In television, nearly instantaneous switching between multiple video signals, based on the state, i.e., phase, of the color (chroma) signal of one, to form a single composite video signal. Note 1: Chroma keying is used to create an overlay effect in the final picture, e.g., to insert a false background, such as a weather map or scenic view, behind the principal subject being photographed. Note 2: The principal subject is photographed against a background having a single color or a relatively narrow range of colors, usually in the blue or green. When the phase of the chroma signal corresponds to the preprogrammed state or states associated with the background color, or range of colors, behind the principal subject, the signal from the alternate, i.e., false, background is inserted in the composite signal and presented at the output. When the phase of the chroma signal deviates from that associated with the background color(s) behind the principal subject, video associated with the principal subject is presented at the output. Synonyms color keying, [loosely] blue-screening, [in security] keying. [ATI11]
Chromatic Dispersion

Reduced fiber bandwidth caused by different wavelengths of light traveling at different speeds down the optical fiber. Chromatic dispersion occurs because the speed at which an optical pulse travels depends on its wavelength, a property inherent to all optical fiber. May be caused by material dispersion, waveguide dispersion, and profile dispersion. [Fib111]

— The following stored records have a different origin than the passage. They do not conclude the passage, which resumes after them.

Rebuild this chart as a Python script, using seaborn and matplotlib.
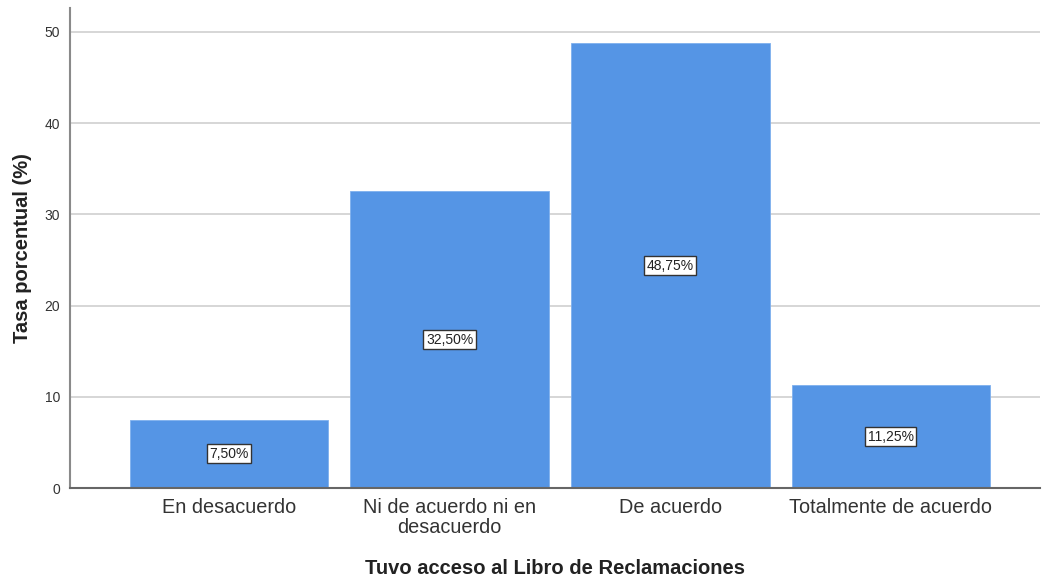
import matplotlib
matplotlib.use("Agg")
import matplotlib.pyplot as plt
import seaborn as sns
import pandas as pd

categories = ["En desacuerdo", "Ni de acuerdo ni en\ndesacuerdo", "De acuerdo", "Totalmente de acuerdo"]
percentages = [7.50, 32.50, 48.75, 11.25]
y_ticks = [0, 10, 20, 30, 40, 50]

sns.set_theme(style="white")
plt.rcParams["font.family"] = ["Liberation Sans", "DejaVu Sans"]

df = pd.DataFrame({"cat": categories, "pct": percentages})

fig = plt.figure(figsize=(10.42, 5.78), dpi=100)
ax = fig.add_axes([0.0672, 0.1557, 0.9308, 0.8303])

ax.set_axisbelow(True)
ax.yaxis.grid(True, color="#d0d0d0", linewidth=1.2)
sns.barplot(data=df, x="cat", y="pct", color="#5595e5", saturation=1,
            width=0.9, ax=ax, edgecolor="#7fb0ee", linewidth=0.6)

for i, v in enumerate(percentages):
    ax.text(i, v / 2, f"{v:.2f}%".replace(".", ","), ha="center", va="center",
            fontsize=10, color="#222222",
            bbox=dict(boxstyle="square,pad=0.18", facecolor="white",
                      edgecolor="#333333", linewidth=1))

ax.set_xlim(-0.72, 3.675)
ax.set_ylim(0, 52.6)
ax.set_yticks(y_ticks)
ax.tick_params(axis="y", labelsize=10, colors="#333333", length=0, pad=7)
ax.tick_params(axis="x", labelsize=14.3, colors="#333333", length=0, pad=7)
for lbl in ax.get_xticklabels():
    lbl.set_linespacing(1.1)
ax.set_xlabel("Tuvo acceso al Libro de Reclamaciones", fontsize=14.5,
              fontweight="bold", color="#222222", labelpad=16)
ax.set_ylabel("Tasa porcentual (%)", fontsize=14.5, fontweight="bold",
              color="#222222")
ax.yaxis.set_label_coords(-0.039, 0.5)

for s in ["top", "right"]:
    ax.spines[s].set_visible(False)
ax.spines["left"].set_color("#8a8a8a")
ax.spines["left"].set_linewidth(1.5)
ax.spines["bottom"].set_color("#666666")
ax.spines["bottom"].set_linewidth(1.5)

fig.savefig("out.png", dpi=100)
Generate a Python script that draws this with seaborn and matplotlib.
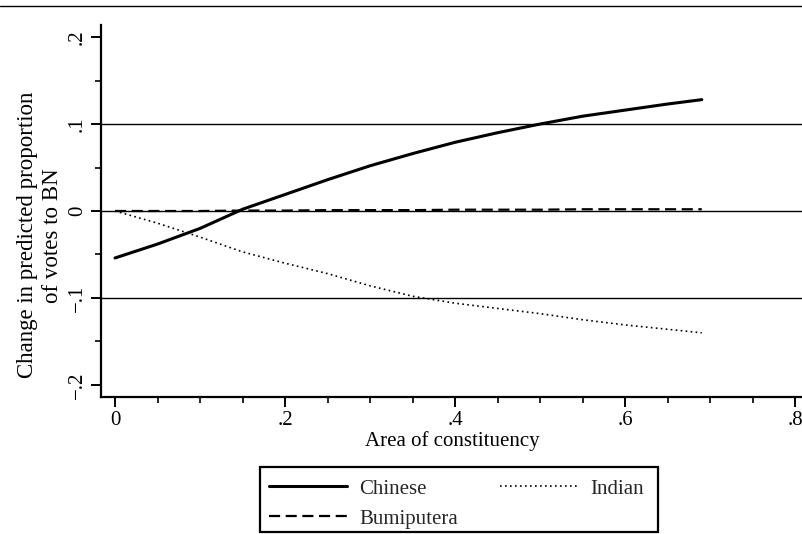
import numpy as np
import pandas as pd
import matplotlib
matplotlib.use("Agg")
import matplotlib.pyplot as plt
from matplotlib.lines import Line2D
from matplotlib.patches import Rectangle
from matplotlib.ticker import MultipleLocator, FixedLocator
import seaborn as sns

sns.set_theme(style="white")
plt.rcParams['font.family'] = ['Liberation Serif', 'DejaVu Serif']

area = [0.0, 0.05, 0.10, 0.15, 0.20, 0.25, 0.30, 0.35, 0.40, 0.45, 0.50, 0.55, 0.60, 0.65, 0.69]
chinese = [-0.054, -0.038, -0.020, 0.002, 0.019, 0.036, 0.052, 0.066, 0.079, 0.090, 0.100, 0.109, 0.116, 0.123, 0.128]
indian = [0.000, -0.014, -0.030, -0.047, -0.060, -0.072, -0.086, -0.098, -0.106, -0.112, -0.118, -0.125, -0.131, -0.136, -0.140]
bumiputera = [0.000, 0.000, 0.000, 0.0005, 0.0005, 0.001, 0.001, 0.001, 0.0015, 0.0015, 0.0015, 0.002, 0.002, 0.002, 0.002]

x_ticks = [0, 0.2, 0.4, 0.6, 0.8]
x_ticklabels = ["0", ".2", ".4", ".6", ".8"]
y_ticks = [-0.2, -0.1, 0, 0.1, 0.2]
y_ticklabels = ["\u2212.2", "\u2212.1", "0", ".1", ".2"]

fig = plt.figure(figsize=(8.03, 5.34), dpi=100)
ax = fig.add_axes([101/803, 1-397/534, 1-101/803, 372/534])

for yv in [-0.1, 0, 0.1]:
    ax.axhline(yv, color="black", lw=1.0, zorder=1)

sns.lineplot(x=area, y=chinese, ax=ax, color="black", lw=2.2, linestyle="-", label="Chinese", zorder=3)
sns.lineplot(x=area, y=bumiputera, ax=ax, color="black", lw=1.6, linestyle=(0, (5, 2.5)), label="Bumiputera", zorder=3)
sns.lineplot(x=area, y=indian, ax=ax, color="black", lw=1.2, linestyle=(0, (1, 2)), label="Indian", zorder=3)

ax.set_xlim(-0.0165, 0.809)
ax.set_ylim(-0.2138, 0.2138)

for s in ["top", "right"]:
    ax.spines[s].set_visible(False)
for s in ["left", "bottom"]:
    ax.spines[s].set_color("black")
    ax.spines[s].set_linewidth(1.6)

ax.xaxis.set_major_locator(FixedLocator(x_ticks))
ax.set_xticklabels(x_ticklabels)
ax.xaxis.set_minor_locator(MultipleLocator(0.05))
ax.yaxis.set_major_locator(FixedLocator(y_ticks))
ax.set_yticklabels(y_ticklabels, rotation=90, va="center")
ax.yaxis.set_minor_locator(MultipleLocator(0.05))
ax.tick_params(axis="both", which="major", direction="out", length=7, width=1.4, colors="black", labelsize=15, pad=3, left=True, bottom=True)
ax.tick_params(axis="both", which="minor", direction="out", length=4, width=1.2, colors="black", left=True, bottom=True)
ax.grid(False)

ax.set_xlabel("Area of constituency", fontsize=15, color="black", labelpad=1)
ax.set_ylabel("Change in predicted proportion\nof votes to BN", fontsize=16.5, color="black", linespacing=1.25)
ax.yaxis.set_label_coords(-0.054, 0.435)

handles, labels = ax.get_legend_handles_labels()
order = [labels.index("Chinese"), labels.index("Bumiputera"), labels.index("Indian")]
leg = ax.legend([handles[i] for i in order], [labels[i] for i in order], ncol=2,
                loc="upper left", bbox_to_anchor=(269/803, 1-479/534),
                bbox_transform=fig.transFigure, borderaxespad=0,
                frameon=False, fontsize=15,
                handlelength=3.75, columnspacing=2.0, borderpad=0.0, labelspacing=0.5, handletextpad=0.6)

fig.add_artist(Rectangle((260/803, 1-532/534), 398/803, 65/534, transform=fig.transFigure,
                         fill=False, edgecolor="black", lw=1.6))
fig.add_artist(Line2D([0, 1], [1-6/534, 1-6/534], transform=fig.transFigure, color="black", lw=1.0))

fig.savefig("out.png", dpi=100, facecolor="white")
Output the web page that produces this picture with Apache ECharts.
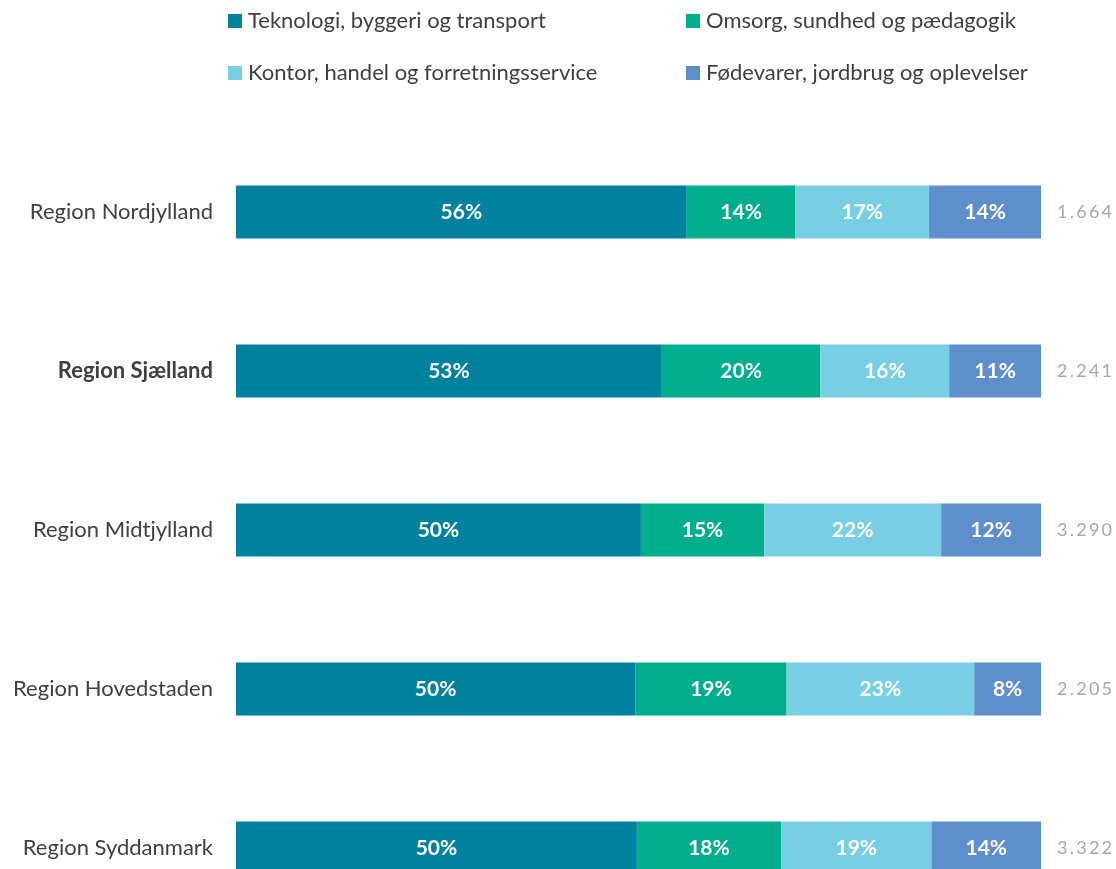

Dispersion Graph courtesy of Fiber Optics Info, http://www.fiber-optics.info/fiber_optic_glossary/c


Chrominance Signal
That portion of the NTSC color television signal that contains the color information. The chrominance signal is created by adding a 3.579545 MHz sine wave to a monochrome television signal. The signal is ignored by monochrome television receivers, but is picked up and decoded by a color set as part of the broadcast. The colors are shifted by degrees, and usually come in pairs to graph the full color spectrum. [Glo07]

Chrominance-to-Luminance Crosstalk

Also referred to as Chrominance-to-Luminance Intermodulation and Cross-Modulation (XMOD). An undesirable change in luminance amplitude caused by superimposition of some chrominance information on the luminance signal. Appears in a TV picture as unwarranted brightness variations caused by changes in color saturation levels. [SVA11]
CIE

Commission International de l'Eclairage (International Commission on Illumination). An international standards-setting organization, based in Vienna, Austria, which is concerned with the development of (a) color-matching systems, (b) recommended practices and standards concerning the properties and applications of light, and (c) methods of measurement pertaining thereto. [ATI11]
CIF

Common Intermediate Format. A compromise television display format adopted by the CCITT which is relatively easy to derive from both PAL and NTSC. [Sat07]
CIN

Composite Intermodulation Noise. CIN ≡ The ratio of the CW carrier to the noise-like signals generated by the non-linearity of a broadband transmission system carrying a combination of analog signals and digitally modulated signals. These distortion products are analogous to the CSO and CTB products generated by analog carriers, but due to the pseudo random nature of the digital modulation signals, appear as a noise-like interference. When CIN products fall within the analog portion of the spectrum, their effect on the analog signal is similar to increasing thermal (random) noise. Since CIN is a distortion product, its contribution is dependent on the output signal level. Source: ANSI/SCTE 17 2007 Test Procedure for Carrier to Noise (C/N, CCN, CIN, and CTN)”, dated 05 October 2007.
Cipher
An algorithm that transforms data between plaintext and ciphertext.

Ciphersuite
A set which must contain both an encryption algorithm and a message authentication algorithm (e.g., a MAC or an HMAC). In general, it may also contain a key-management algorithm, which does not apply in the context of PacketCable.

Ciphertext


The (encrypted) message output from a cryptographic algorithm that is in a format that is unintelligible.